El universo que se despliega en este libro está configurado en torno a una narradora recurrente, Nanda, en quien no puedo dejar de ver las gafas y el pelo liso (lacio) de Alejandra. Aunque sus relatos pueden leerse de manera independiente, su tejido confirma una suerte de novela algo tímida, muy acogedora y aún más impactante. Nandalejandra nos narra el miedo y el arrojo, la ingenuidad y la torpeza, la ternura, la mentira, la provocación y la parálisis.

Pausa. A partir de aquí necesito una pausa porque no puedo recordar sin sentir que estoy viviéndolo de nuevo, que sigo allí, en esa sala espaciosa, frente a un televisor gigante, en medio de completos desconocidos. La memoria parece ir creándose y surgiendo a medida que todo sucede. Así lo siento, como si esta narración fuese simultánea a los hechos. Y de cierta manera lo es. Cierro los ojos, recuerdo:
todo ocurre ahora.

Si la memoria y la ficción son siempre los dos lados de una frontera confusa, aquí Alejandra termina de emborronar esa división con ambas manos. Su palabra es piel que se adhiere a la ajena para trasladarnos a los escenarios de sus historias: casas okupas, trayectos de Glovo, bares llevados por camellos, calles que funcionan como escaparates de prostitución, jornadas laborales interminables.

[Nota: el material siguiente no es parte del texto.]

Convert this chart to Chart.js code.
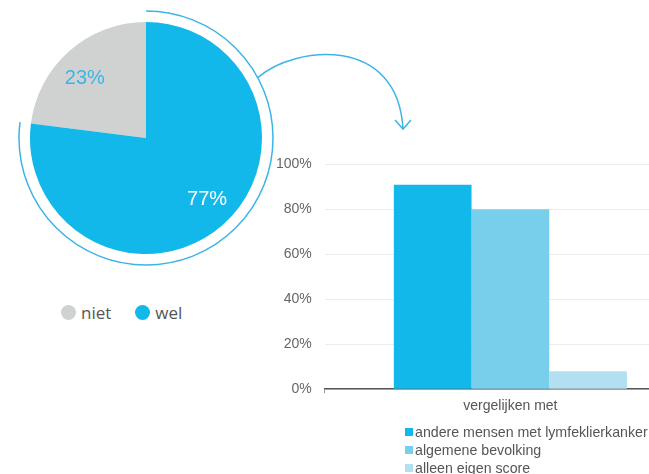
<!DOCTYPE html>
<html>
<head>
<meta charset="utf-8">
<script src="https://cdn.jsdelivr.net/npm/chart.js@4"></script>
<style>
    html, body { margin: 0; padding: 0; background: #fff; overflow: hidden; width: 649px; height: 474px; }
    body { position: relative; font-family: "Liberation Sans", Arial, sans-serif; }
    #pieBox { position: absolute; left: 0; top: 0; width: 430px; height: 276px; }
    #barBox { position: absolute; left: 263px; top: 143px; width: 433px; height: 277px; }
    #pieLegend { position: absolute; left: 61px; top: 301px; display: flex; gap: 24px; font-family: "Open Sans", sans-serif; font-size: 17px; color: #555; }
    #pieLegend .item { display: flex; align-items: center; height: 22px; }
    #pieLegend .dot { width: 15px; height: 15px; border-radius: 50%; margin-right: 5px; }
    #barLegend { position: absolute; left: 405px; top: 423px; font-size: 14.2px; color: #555; white-space: nowrap; }
    #barLegend .item { display: flex; align-items: center; height: 18px; }
    #barLegend .sq { width: 8px; height: 8px; margin-right: 2px; }
</style>
</head>
<body>
<div id="pieBox"><canvas id="pieChart"></canvas></div>
<div id="pieLegend"></div>
<div id="barBox"><canvas id="barChart"></canvas></div>
<div id="barLegend"></div>
<script>
const pieLabels = ["niet", "wel"];
const pieValues = [23, 77];
const pieColors = ["#d0d2d2", "#13b8eb"];

const barCategories = ["vergelijken met"];
const groupNames = ["andere mensen met lymfeklierkanker", "algemene bevolking", "alleen eigen score"];
const groupValues = [91, 80, 8];
const groupColors = ["#13b8eb", "#77cfeb", "#b3e0f0"];
const yTicks = [0, 20, 40, 60, 80, 100];

const accent = "#3cb4e6";
const fontFamily = "'Liberation Sans', Arial, sans-serif";

// percentages inside the slices
const sliceLabels = {
    id: "sliceLabels",
    afterDatasetsDraw(chart) {
        const ctx = chart.ctx;
        const meta = chart.getDatasetMeta(0);
        const textColors = [accent, "#ffffff"];
        ctx.save();
        ctx.font = "20px " + fontFamily;
        ctx.textAlign = "center";
        ctx.textBaseline = "middle";
        meta.data.forEach((arc, i) => {
            // labels sit a little before the middle of each slice
            const mid = (arc.startAngle + arc.endAngle) / 2 - 4 * Math.PI / 180;
            const r = arc.outerRadius * 0.74;
            ctx.fillStyle = textColors[i];
            ctx.fillText(pieValues[i] + "%", arc.x + Math.cos(mid) * r, arc.y + Math.sin(mid) * r + 1);
        });
        ctx.restore();
    }
};

// ring around the "wel" slice and the arrow towards the bars
const ringAndArrow = {
    id: "ringAndArrow",
    afterDraw(chart) {
        const ctx = chart.ctx;
        const arc = chart.getDatasetMeta(0).data[1];
        const cx = arc.x, cy = arc.y;
        const R = arc.outerRadius + 11;
        ctx.save();
        ctx.strokeStyle = accent;
        ctx.lineWidth = 1.5;
        ctx.beginPath();
        ctx.arc(cx, cy, R, arc.startAngle, arc.endAngle);
        ctx.stroke();

        const a = -28.4 * Math.PI / 180;
        const sx = cx + Math.cos(a) * R, sy = cy + Math.sin(a) * R;
        const ex = cx + 257, ey = cy - 9;
        ctx.beginPath();
        ctx.moveTo(sx, sy);
        ctx.bezierCurveTo(cx + 149, cy - 93, cx + 252, cy - 103, ex, ey);
        ctx.stroke();
        ctx.beginPath();
        ctx.moveTo(ex - 8, ey - 9);
        ctx.lineTo(ex, ey);
        ctx.lineTo(ex + 8, ey - 9);
        ctx.stroke();
        ctx.restore();
    }
};

function buildLegend(chart, el, markClass) {
    const items = chart.options.plugins.legend.labels.generateLabels(chart);
    el.innerHTML = "";
    items.forEach(item => {
        const row = document.createElement("div");
        const mark = document.createElement("span");
        mark.className = markClass;
        mark.style.background = item.fillStyle;
        row.className = "item";
        row.appendChild(mark);
        row.appendChild(document.createTextNode(item.text));
        el.appendChild(row);
    });
}

const pieChart = new Chart(document.getElementById("pieChart"), {
    type: "pie",
    data: {
        labels: pieLabels,
        datasets: [{
            data: pieValues,
            backgroundColor: pieColors,
            borderWidth: 0
        }]
    },
    options: {
        responsive: true,
        maintainAspectRatio: false,
        animation: false,
        rotation: pieValues[1] / 100 * 360,
        layout: { padding: { left: 30, right: 168, top: 22, bottom: 22 } },
        plugins: {
            legend: { display: false },
            tooltip: { enabled: false }
        }
    },
    plugins: [sliceLabels, ringAndArrow]
});
buildLegend(pieChart, document.getElementById("pieLegend"), "dot");

const barChart = new Chart(document.getElementById("barChart"), {
    type: "bar",
    data: {
        labels: barCategories,
        datasets: groupNames.map((name, i) => ({
            label: name,
            data: [groupValues[i]],
            backgroundColor: groupColors[i],
            borderWidth: 0,
            barPercentage: 1.0,
            categoryPercentage: 0.628
        }))
    },
    options: {
        responsive: true,
        maintainAspectRatio: false,
        animation: false,
        layout: { padding: 0 },
        plugins: {
            legend: { display: false },
            tooltip: { enabled: false }
        },
        scales: {
            x: {
                grid: { display: true, drawOnChartArea: false, tickLength: 4, color: "#999" },
                border: { display: true, color: "#555", width: 1.5 },
                ticks: { color: "#555", font: { size: 14, family: fontFamily }, padding: 5 }
            },
            y: {
                min: 0,
                max: 100,
                afterBuildTicks: axis => { axis.ticks = yTicks.map(v => ({ value: v })); },
                grid: { color: "#ececec", drawTicks: false },
                border: { display: false },
                ticks: {
                    color: "#666",
                    padding: 13,
                    font: { size: 14, family: fontFamily },
                    callback: v => v + "%"
                }
            }
        }
    }
});
buildLegend(barChart, document.getElementById("barLegend"), "sq");
</script>
</body>
</html>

Gran parte de la plata que hacía la enviaba derechito a las cuentas bancarias de sus viejos, que seguían allá, y también a la de su novia, Andrea. (…) No le quedaba ahora otra opción que darle euros a algún conocido aquí y esa persona le transfería bolívares a sus familiares. Gástense eso ya mismo en lo que haga falta, que mañana ya no vale un coño. Estaba ahorrando para comprarle un pasaje a la novia. Soñaba con el reencuentro. ¿Lloraría él acaso? (…) Si alguien le preguntaba cuál era su sueño, más allá de la joda y responder algo como ganarme la green card o a lotería, lo que de verdaderamente anhelaba era una familia.

Es inevitable que las narraciones de migración conlleven un poso político y social, pero no debería confundirse esa raíz común en las diferentes diásporas del s.XXI con lo panfletario. No hay sensiblería fácil en los relatos de Alejandra, sino crudeza mezclada con reflexiones reposadas y un abrazo constante que Nanda ofrece tanto a otros personajes como al lector.

El que esté libre de locura que tire la primera piedra. Me da la impresión de que puede ser un buen amigo, un costilla, incluso un gran amante. Es muy parco al hablar y, cuando lo hace, me digo a mí misma que no puedo creerle del todo, siempre está el germen de la duda sobre su identidad, lo que verdaderamente piensa o sus intenciones. ¿Acaso sus intenciones no son mis intenciones? ¿Acaso no soy una Nanda distinta para cada persona que me conoce? Hay momentos en los que la comunicación fluye sin necesidad de hablar. Ese es su encanto, nuestro encanto. Descubrimos que podemos ser cualquier persona, a elección e invención.

El estilo de Alejandra es claro, en el que mezcla la coloquialidad con la pausa argumentada y la descripción que se fija en exclusiva en detalles pequeños. A veces, desde la narración de Nanda y, otras, desde los personajes que nunca abandonan su conexión con ella:

¿La solución de los policías? Capturaron al de la fuerza superpoderosa; a los otros que seguían resistiendo y a los menores de edad les pidieron que agarraran sus pertenencias y se marcharan. ¿A dónde? A donde sea, pero lejos de aquí, venga, andando. ¿Qué más, qué otra cosa? El pakistaní debajo de la casa de Nanda.

Lecturas de arraigo es una editorial necesaria, y esta primera publicación, un acierto. Nos enfrentan con un amplio espectro de temas que se relacionan en un vaivén, que no es sino el estado mental, emocional, político y social del sujeto migrante. Este se encuentra siempre entre el lugar desde el que migró (en este caso, Caracas), el cuál nunca se abandona del todo; y el lugar al que se ha migrado (en este caso, Barcelona), al cuál nunca se llega del todo. Con estas idas y venidas, se genera una red sobre la que dejarse caer, una red desde la que saltar, una red en la que perderse, una red con la que recoger frutos, una red de la que colgar caracolas, una red en la que dormir la siesta como si fuera una hamaca balanceada por la brisa.

Convertirse en inmigrante significa muchas cosas, pero una de ellas es la fiereza adquirida para generar nexos. La voracidad con la que se teje la red. Una red salvaje. Tanto este libro como Lecturas de arraigo son parte y generadores de dicha red. Invito a quien esté leyendo esta reseña, si es que podemos llamarla así, a que se adentre entre los nudos y huecos de las páginas de Desde la salvajada. Le invito a recordar a través de Nanda. A meter las uñas en los nudos.